新選組血風録を読むなど

 先日カレー食べてたときに面白いと話に聞いていた、新選組血風録

あれから図書館で借りて読了。

 新選組にはあまり興味がなかったのだけど、ゴールデンカムイで活躍する土方歳三永倉新八を見ていると、オリジナルの新選組のほうも幾分は知っておきたくなった。

新選組血風録新選組がテーマの短編集で、司馬遼太郎の小説らしく読み進みやすいが、元々昭和37年5月から12月まで「小説中央公論」に連載されていたものなので、ところどころ読みにくい漢字があったり、馴染みのない単語が出てきたりはする。単に舞台が幕末の京都だからということではなく、日本語が戦後も変化を続けてきたからだろうなと思う。

巻頭の「油小路の決闘」に始まり、当然ながら舞台はだいたい京都、時々大阪なので、馴染みのある地名が多く、親しみが持ちやすい。

一部で「司馬史観」などと揶揄される司馬遼太郎作品なので、これを丸ごと史実と思ってしまってはいけないのだけど、小説としての面白さには、やはりストーリーテラーとしての才能が際立っている。

司馬がこれを書くために京都に取材に行ったとき、幼少時に沖田総司に遊んでもらった老婆がまだ存命で話を聞くことができたとか、物語を書く準備自体が既に物語のようだ。

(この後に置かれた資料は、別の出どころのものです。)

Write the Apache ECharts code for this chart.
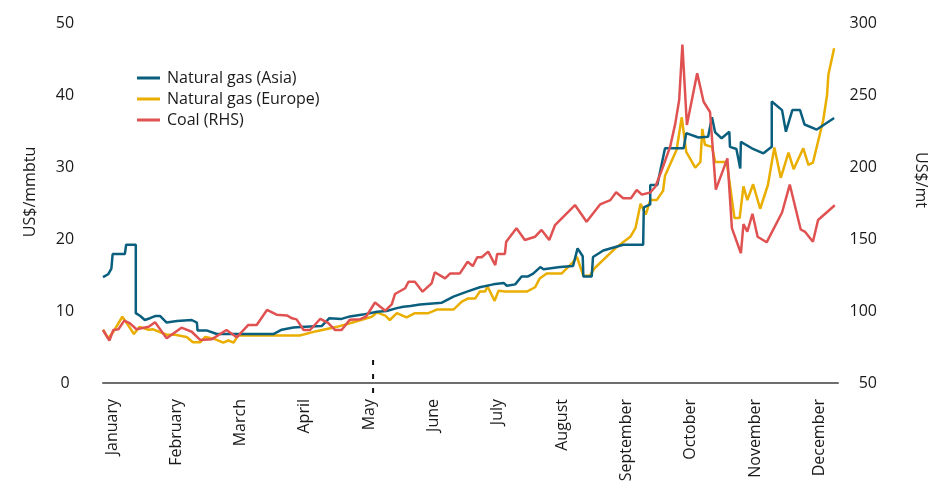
<!DOCTYPE html>
<html>
<head>
<meta charset="utf-8">
<script src="https://cdn.jsdelivr.net/npm/echarts@6/dist/echarts.min.js"></script>
<style>
html,body{margin:0;padding:0;background:#fff;}
#chart{width:929px;height:486px;}
</style>
</head>
<body>
<div id="chart"></div>
<script>
// Month labels (x positions in month units, 0 = January)
var months = ['January','February','March','April','May','June','July','August','September','October','November','December'];
var monthPositions = [0,1,2,3,4,5,6,7,8,9,10,11];

// Natural gas (Asia), US$/mmbtu  [month position, value]
var gasAsia = [[-0.14,14.7],[-0.06,15.1],[-0.01,15.9],[0.01,17.9],[0.20,17.9],[0.22,19.2],[0.37,19.2],[0.37,9.7],[0.44,9.3],[0.51,8.75],[0.59,9.0],[0.67,9.3],[0.75,9.3],[0.85,8.4],[1.01,8.6],[1.24,8.75],[1.32,8.4],[1.33,7.3],[1.47,7.3],[1.63,6.8],[2.51,6.8],[2.64,7.4],[2.82,7.7],[3.00,7.8],[3.26,7.9],[3.38,9.0],[3.57,8.9],[3.70,9.25],[3.90,9.5],[4.12,9.9],[4.27,10.0],[4.43,10.4],[4.53,10.6],[4.64,10.7],[4.79,10.9],[5.13,11.15],[5.31,12.0],[5.52,12.7],[5.72,13.3],[5.93,13.7],[6.09,13.9],[6.14,13.5],[6.27,13.7],[6.37,14.8],[6.47,14.8],[6.55,15.2],[6.66,16.1],[6.71,15.8],[6.97,16.1],[7.17,16.25],[7.24,18.7],[7.32,17.6],[7.33,14.8],[7.46,14.8],[7.48,17.5],[7.64,18.4],[7.95,19.2],[8.26,19.2],[8.27,24.4],[8.37,24.8],[8.37,27.5],[8.48,27.5],[8.60,32.6],[8.89,32.6],[8.93,34.7],[9.12,34.1],[9.27,34.2],[9.33,36.9],[9.38,34.8],[9.48,34.0],[9.60,34.9],[9.61,32.8],[9.71,32.5],[9.77,29.8],[9.78,33.5],[9.95,32.6],[10.13,31.9],[10.26,32.8],[10.26,39.1],[10.42,37.9],[10.48,34.9],[10.58,37.9],[10.70,37.9],[10.77,35.9],[10.96,35.2],[11.06,35.8],[11.23,36.8]];

// Natural gas (Europe), US$/mmbtu
var gasEurope = [[-0.14,7.4],[-0.06,6.2],[0.02,7.1],[0.16,9.2],[0.25,8.05],[0.34,6.8],[0.43,7.8],[0.57,7.4],[0.64,7.45],[0.85,6.7],[0.98,6.7],[1.16,6.4],[1.26,5.65],[1.37,5.65],[1.45,6.4],[1.60,6.1],[1.73,5.6],[1.81,5.9],[1.89,5.6],[1.96,6.6],[2.92,6.6],[3.18,7.2],[3.50,7.8],[3.70,8.3],[3.91,8.85],[4.04,9.2],[4.12,9.8],[4.25,9.35],[4.32,8.75],[4.43,9.7],[4.58,9.1],[4.71,9.7],[4.92,9.7],[5.05,10.2],[5.31,10.2],[5.44,11.3],[5.54,11.75],[5.65,11.75],[5.72,12.7],[5.80,12.7],[5.84,13.4],[5.95,11.4],[6.01,12.8],[6.11,12.7],[6.45,12.7],[6.58,13.3],[6.65,14.5],[6.76,15.2],[6.99,15.2],[7.17,16.8],[7.23,17.5],[7.33,14.9],[7.43,14.9],[7.50,15.9],[7.85,18.9],[8.06,20.3],[8.14,21.5],[8.22,24.9],[8.30,23.4],[8.37,25.4],[8.47,25.4],[8.57,26.7],[8.60,28.8],[8.78,32.4],[8.86,36.9],[8.93,32.1],[9.07,29.9],[9.15,30.7],[9.18,35.3],[9.22,33.1],[9.33,32.8],[9.38,30.7],[9.56,30.7],[9.68,22.9],[9.76,22.9],[9.82,27.3],[9.88,25.4],[9.97,27.6],[10.08,24.2],[10.20,27.5],[10.30,32.7],[10.40,28.5],[10.52,32.0],[10.60,29.7],[10.75,32.6],[10.83,30.3],[10.90,30.6],[11.06,36.5],[11.12,40.0],[11.14,42.8],[11.23,46.5]];

// Coal (RHS), US$/mt
var coal = [[-0.14,86.8],[-0.04,79.5],[0.02,86.8],[0.10,87.3],[0.19,93.3],[0.28,91.4],[0.38,87.3],[0.57,89.1],[0.67,92.2],[0.85,81.0],[1.08,88.4],[1.24,85.6],[1.37,79.9],[1.55,80.3],[1.78,86.8],[1.94,81.7],[2.12,90.3],[2.25,90.3],[2.41,100.7],[2.56,97.4],[2.72,96.9],[2.80,94.9],[2.87,94.2],[2.98,86.8],[3.08,86.8],[3.24,94.6],[3.36,91.8],[3.47,86.8],[3.57,86.8],[3.70,94.0],[3.86,94.3],[3.95,96.0],[4.09,105.9],[4.25,100.2],[4.35,104.6],[4.40,111.8],[4.56,115.8],[4.61,120.3],[4.71,120.3],[4.83,113.4],[4.97,119.2],[5.02,126.9],[5.18,122.7],[5.26,126.1],[5.41,126.1],[5.53,134.2],[5.61,131.2],[5.68,137.3],[5.75,137.3],[5.85,141.2],[5.96,131.9],[5.99,139.6],[6.11,139.6],[6.13,148.1],[6.29,157.4],[6.42,149.3],[6.58,151.6],[6.68,156.3],[6.80,149.3],[6.89,159.7],[7.20,173.6],[7.38,162.0],[7.59,174.0],[7.75,177.0],[7.84,182.5],[7.95,178.3],[8.07,178.3],[8.16,184.0],[8.24,180.8],[8.37,182.3],[8.45,186.3],[8.55,197.9],[8.68,214.1],[8.76,230.3],[8.82,246.5],[8.87,285.0],[8.94,229.2],[9.10,265.1],[9.20,245.3],[9.30,238.2],[9.39,184.3],[9.57,206.0],[9.64,157.6],[9.78,140.1],[9.82,160.3],[9.88,155.1],[9.96,167.5],[10.04,151.6],[10.18,147.7],[10.42,168.4],[10.54,187.8],[10.71,156.6],[10.78,154.9],[10.90,148.1],[10.98,163.2],[11.24,173.4]];

// Dashed marker at May (left-axis units, extends below the axis)
var mayMarker = [[4.06, 3.2], [4.06, -2.4]];

var FONT = 'Open Sans';
var TXT = '#1a1a1a';
var chart = echarts.init(document.getElementById('chart'), null, {renderer: 'canvas'});
chart.setOption({
  animation: false,
  backgroundColor: '#fff',
  textStyle: {fontFamily: FONT, color: TXT},
  grid: {left: 103, right: 91, top: 23, bottom: 103},
  legend: {
    orient: 'vertical', left: 137, top: 70, padding: 0,
    icon: 'rect', itemWidth: 23, itemHeight: 3, itemGap: 5,
    data: ['Natural gas (Asia)', 'Natural gas (Europe)', 'Coal (RHS)'],
    textStyle: {fontFamily: FONT, fontSize: 16, color: TXT, padding: [0,0,0,2]}
  },
  xAxis: {
    type: 'value', min: -0.14, max: 11.29,
    axisLine: {show: true, lineStyle: {color: '#6e6e6e', width: 2}},
    axisTick: {show: false},
    splitLine: {show: false},
    axisLabel: {
      customValues: monthPositions,
      formatter: function (v) { return months[Math.round(v)]; },
      rotate: 90, margin: 16, fontSize: 16, color: TXT, fontFamily: FONT
    }
  },
  yAxis: [
    {type: 'value', min: 0, max: 50, interval: 10, position: 'left',
     axisLine: {show: false}, axisTick: {show: false}, splitLine: {show: false},
     axisLabel: {align: 'center', margin: 38, fontSize: 16, color: TXT, fontFamily: FONT}},
    {type: 'value', min: 50, max: 300, interval: 50, position: 'right',
     axisLine: {show: false}, axisTick: {show: false}, splitLine: {show: false},
     axisLabel: {align: 'right', margin: 39, fontSize: 16, color: TXT, fontFamily: FONT}}
  ],
  graphic: [
    {type: 'text', x: 30, y: 192, rotation: Math.PI / 2,
     style: {text: 'US$/mmbtu', fontFamily: FONT, fontSize: 16, fill: TXT, align: 'center', verticalAlign: 'middle'}},
    {type: 'text', x: 921, y: 180, rotation: -Math.PI / 2,
     style: {text: 'US$/mt', fontFamily: FONT, fontSize: 16, fill: TXT, align: 'center', verticalAlign: 'middle'}}
  ],
  series: [
    {name: 'Natural gas (Asia)', type: 'line', yAxisIndex: 0, data: gasAsia, symbol: 'none', z: 3,
     color: '#0b5f7e', lineStyle: {width: 2.5, color: '#0b5f7e'}},
    {name: 'Natural gas (Europe)', type: 'line', yAxisIndex: 0, data: gasEurope, symbol: 'none', z: 2,
     color: '#e9ae00', lineStyle: {width: 2.5, color: '#e9ae00'}},
    {name: 'Coal (RHS)', type: 'line', yAxisIndex: 1, data: coal, symbol: 'none', z: 4,
     color: '#e05252', lineStyle: {width: 2.5, color: '#e05252'}},
    {name: 'marker', type: 'line', yAxisIndex: 0, data: mayMarker, symbol: 'none', clip: false, silent: true,
     lineStyle: {width: 2, color: '#111', type: [5, 9]}}
  ]
});
</script>
</body>
</html>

 個人的には「池田屋異聞」の山崎蒸に親しみを感じた。物好きな私の親戚が暇にあかせて調べたところ、私の先祖の一部も、山崎の先祖と同じく忠臣蔵の時に討ち入りをせずに赤穂藩を出た元赤穂藩士だったのだ。山崎蒸が、赤穂浪士の子孫であることを鼻にかけた嫌味な大高忠兵衛を怒りの剣でぶっ殺して、「将監さま。ご覧じろ」(将監は山崎の先祖)と叫ぶところなど、かなり爽快だった。